WHAT YOU HAVE TO DO: Here is the task for the listing below: output exactly the lines from the one containing "Give me the matplotlib source for this chart." through the one containing "2, 3, 4, 5, 6]", and leave out the pictures.

DATA FOR THIS EXERCISE:
## Start
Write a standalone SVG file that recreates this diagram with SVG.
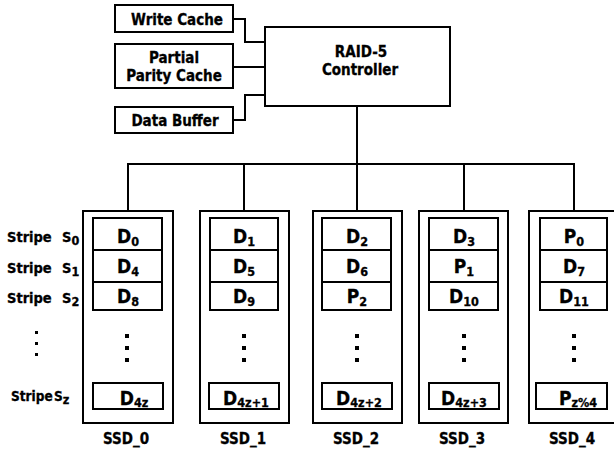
## End
## Start
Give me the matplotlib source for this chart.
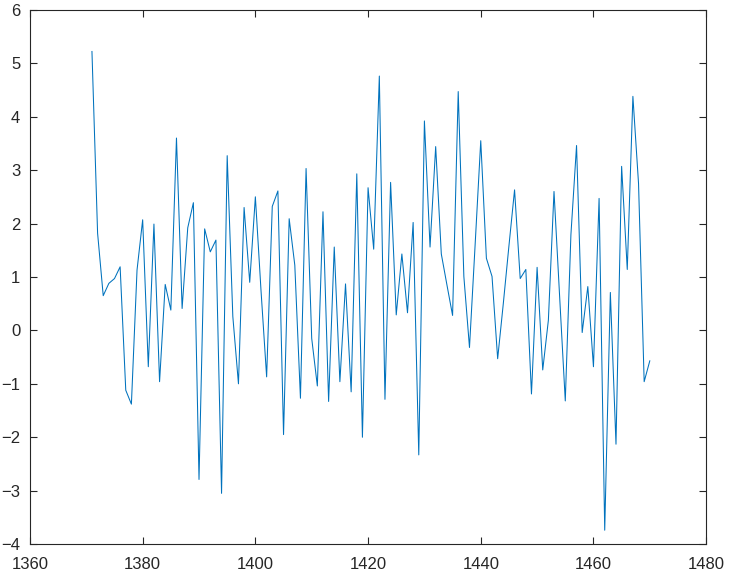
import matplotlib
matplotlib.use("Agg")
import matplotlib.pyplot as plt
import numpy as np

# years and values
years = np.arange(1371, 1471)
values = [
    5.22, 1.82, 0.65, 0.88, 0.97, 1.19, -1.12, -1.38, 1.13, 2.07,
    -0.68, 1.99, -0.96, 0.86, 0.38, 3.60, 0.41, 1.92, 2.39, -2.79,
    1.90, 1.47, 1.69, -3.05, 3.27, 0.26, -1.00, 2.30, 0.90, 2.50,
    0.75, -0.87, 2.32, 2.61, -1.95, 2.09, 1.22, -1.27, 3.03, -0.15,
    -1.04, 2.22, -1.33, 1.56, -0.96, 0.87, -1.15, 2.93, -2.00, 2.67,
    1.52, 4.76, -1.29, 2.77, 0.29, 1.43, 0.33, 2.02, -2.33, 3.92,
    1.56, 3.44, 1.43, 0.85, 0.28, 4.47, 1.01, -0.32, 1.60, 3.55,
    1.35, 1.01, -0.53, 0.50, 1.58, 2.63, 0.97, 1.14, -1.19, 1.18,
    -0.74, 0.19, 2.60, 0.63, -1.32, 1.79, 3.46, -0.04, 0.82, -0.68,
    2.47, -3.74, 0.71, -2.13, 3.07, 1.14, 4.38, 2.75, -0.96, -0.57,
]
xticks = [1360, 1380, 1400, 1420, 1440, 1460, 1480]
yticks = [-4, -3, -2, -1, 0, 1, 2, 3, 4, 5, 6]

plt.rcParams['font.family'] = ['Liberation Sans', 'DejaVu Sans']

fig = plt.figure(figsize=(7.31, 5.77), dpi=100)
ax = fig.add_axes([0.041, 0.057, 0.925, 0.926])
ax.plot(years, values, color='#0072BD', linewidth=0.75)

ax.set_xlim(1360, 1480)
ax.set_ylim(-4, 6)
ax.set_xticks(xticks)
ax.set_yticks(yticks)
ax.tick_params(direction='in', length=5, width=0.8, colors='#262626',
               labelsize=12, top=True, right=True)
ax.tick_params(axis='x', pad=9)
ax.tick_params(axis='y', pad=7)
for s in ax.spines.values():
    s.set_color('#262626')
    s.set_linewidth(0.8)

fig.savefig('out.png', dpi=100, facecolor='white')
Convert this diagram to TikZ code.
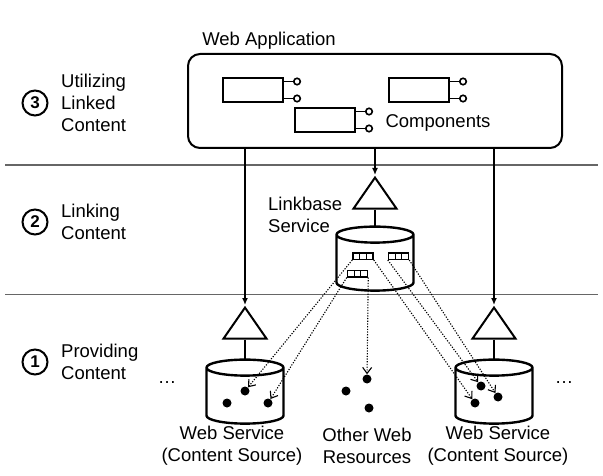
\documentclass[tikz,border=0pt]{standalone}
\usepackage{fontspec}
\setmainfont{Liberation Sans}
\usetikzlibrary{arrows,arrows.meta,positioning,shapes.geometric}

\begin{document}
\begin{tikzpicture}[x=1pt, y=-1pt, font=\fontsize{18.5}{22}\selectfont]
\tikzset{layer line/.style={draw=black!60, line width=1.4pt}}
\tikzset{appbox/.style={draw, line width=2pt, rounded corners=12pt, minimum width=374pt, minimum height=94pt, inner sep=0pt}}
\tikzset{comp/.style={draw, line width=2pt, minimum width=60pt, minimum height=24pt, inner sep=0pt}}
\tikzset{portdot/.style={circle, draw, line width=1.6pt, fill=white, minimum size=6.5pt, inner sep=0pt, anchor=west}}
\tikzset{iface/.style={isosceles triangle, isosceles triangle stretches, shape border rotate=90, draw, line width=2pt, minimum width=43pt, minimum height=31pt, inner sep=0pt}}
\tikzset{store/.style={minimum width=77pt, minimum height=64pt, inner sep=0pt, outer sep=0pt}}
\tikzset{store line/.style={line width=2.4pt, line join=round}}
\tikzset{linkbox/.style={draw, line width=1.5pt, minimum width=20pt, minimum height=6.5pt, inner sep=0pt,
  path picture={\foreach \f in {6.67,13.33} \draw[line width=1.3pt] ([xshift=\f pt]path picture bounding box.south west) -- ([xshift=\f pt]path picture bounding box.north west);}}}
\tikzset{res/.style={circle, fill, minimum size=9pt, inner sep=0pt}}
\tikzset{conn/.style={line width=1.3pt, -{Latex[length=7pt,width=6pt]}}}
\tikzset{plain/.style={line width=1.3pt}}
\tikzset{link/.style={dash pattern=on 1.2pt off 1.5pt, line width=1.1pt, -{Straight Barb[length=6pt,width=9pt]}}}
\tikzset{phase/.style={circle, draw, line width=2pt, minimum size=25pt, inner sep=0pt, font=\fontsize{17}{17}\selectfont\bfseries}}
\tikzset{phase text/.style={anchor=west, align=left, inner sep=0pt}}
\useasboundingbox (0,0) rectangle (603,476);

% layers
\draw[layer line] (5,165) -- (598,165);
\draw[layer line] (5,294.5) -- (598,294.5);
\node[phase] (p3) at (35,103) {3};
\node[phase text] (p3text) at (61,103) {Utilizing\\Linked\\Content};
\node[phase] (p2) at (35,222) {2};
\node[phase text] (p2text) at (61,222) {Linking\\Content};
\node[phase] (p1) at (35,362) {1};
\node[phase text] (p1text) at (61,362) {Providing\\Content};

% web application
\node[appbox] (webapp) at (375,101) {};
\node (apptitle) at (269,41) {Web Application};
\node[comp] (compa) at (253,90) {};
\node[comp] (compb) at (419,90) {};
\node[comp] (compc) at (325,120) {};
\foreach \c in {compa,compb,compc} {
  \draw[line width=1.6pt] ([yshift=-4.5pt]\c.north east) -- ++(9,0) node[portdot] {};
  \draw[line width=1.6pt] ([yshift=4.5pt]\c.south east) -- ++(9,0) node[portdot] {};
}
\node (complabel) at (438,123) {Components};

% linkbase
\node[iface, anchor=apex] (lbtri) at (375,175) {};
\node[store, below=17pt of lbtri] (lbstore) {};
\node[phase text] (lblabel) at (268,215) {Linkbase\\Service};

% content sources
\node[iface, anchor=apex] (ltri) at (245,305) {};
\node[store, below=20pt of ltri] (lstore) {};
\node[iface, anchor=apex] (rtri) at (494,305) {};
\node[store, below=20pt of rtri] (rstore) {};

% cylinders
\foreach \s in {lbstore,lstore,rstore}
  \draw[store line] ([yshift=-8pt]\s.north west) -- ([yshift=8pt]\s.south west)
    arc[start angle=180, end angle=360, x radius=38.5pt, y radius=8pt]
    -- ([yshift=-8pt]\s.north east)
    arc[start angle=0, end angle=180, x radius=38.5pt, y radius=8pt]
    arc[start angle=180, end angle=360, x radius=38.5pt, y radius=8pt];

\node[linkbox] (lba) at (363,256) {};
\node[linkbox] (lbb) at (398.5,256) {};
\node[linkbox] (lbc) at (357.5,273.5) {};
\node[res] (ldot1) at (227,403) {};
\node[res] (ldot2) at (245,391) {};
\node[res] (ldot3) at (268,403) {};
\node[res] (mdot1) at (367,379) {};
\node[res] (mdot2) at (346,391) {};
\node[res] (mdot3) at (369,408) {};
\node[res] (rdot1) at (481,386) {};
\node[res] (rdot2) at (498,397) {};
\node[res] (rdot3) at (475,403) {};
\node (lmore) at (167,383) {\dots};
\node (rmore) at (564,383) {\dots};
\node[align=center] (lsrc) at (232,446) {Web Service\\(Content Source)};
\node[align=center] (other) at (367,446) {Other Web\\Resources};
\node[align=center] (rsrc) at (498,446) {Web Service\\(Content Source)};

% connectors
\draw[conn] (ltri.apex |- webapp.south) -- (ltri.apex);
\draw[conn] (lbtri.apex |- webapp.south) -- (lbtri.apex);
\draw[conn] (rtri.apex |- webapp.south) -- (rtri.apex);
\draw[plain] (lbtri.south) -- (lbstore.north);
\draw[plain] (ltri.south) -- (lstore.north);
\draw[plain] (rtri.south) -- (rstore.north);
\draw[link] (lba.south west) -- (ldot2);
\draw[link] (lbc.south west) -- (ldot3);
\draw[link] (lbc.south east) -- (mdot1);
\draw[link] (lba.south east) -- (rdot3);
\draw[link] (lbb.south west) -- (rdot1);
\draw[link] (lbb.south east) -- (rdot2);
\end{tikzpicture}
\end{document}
## End
WRITTEN REPLY:
Give me the matplotlib source for this chart.
import matplotlib
matplotlib.use("Agg")
import matplotlib.pyplot as plt
import numpy as np

# years and values
years = np.arange(1371, 1471)
values = [
    5.22, 1.82, 0.65, 0.88, 0.97, 1.19, -1.12, -1.38, 1.13, 2.07,
    -0.68, 1.99, -0.96, 0.86, 0.38, 3.60, 0.41, 1.92, 2.39, -2.79,
    1.90, 1.47, 1.69, -3.05, 3.27, 0.26, -1.00, 2.30, 0.90, 2.50,
    0.75, -0.87, 2.32, 2.61, -1.95, 2.09, 1.22, -1.27, 3.03, -0.15,
    -1.04, 2.22, -1.33, 1.56, -0.96, 0.87, -1.15, 2.93, -2.00, 2.67,
    1.52, 4.76, -1.29, 2.77, 0.29, 1.43, 0.33, 2.02, -2.33, 3.92,
    1.56, 3.44, 1.43, 0.85, 0.28, 4.47, 1.01, -0.32, 1.60, 3.55,
    1.35, 1.01, -0.53, 0.50, 1.58, 2.63, 0.97, 1.14, -1.19, 1.18,
    -0.74, 0.19, 2.60, 0.63, -1.32, 1.79, 3.46, -0.04, 0.82, -0.68,
    2.47, -3.74, 0.71, -2.13, 3.07, 1.14, 4.38, 2.75, -0.96, -0.57,
]
xticks = [1360, 1380, 1400, 1420, 1440, 1460, 1480]
yticks = [-4, -3, -2, -1, 0, 1, 2, 3, 4, 5, 6]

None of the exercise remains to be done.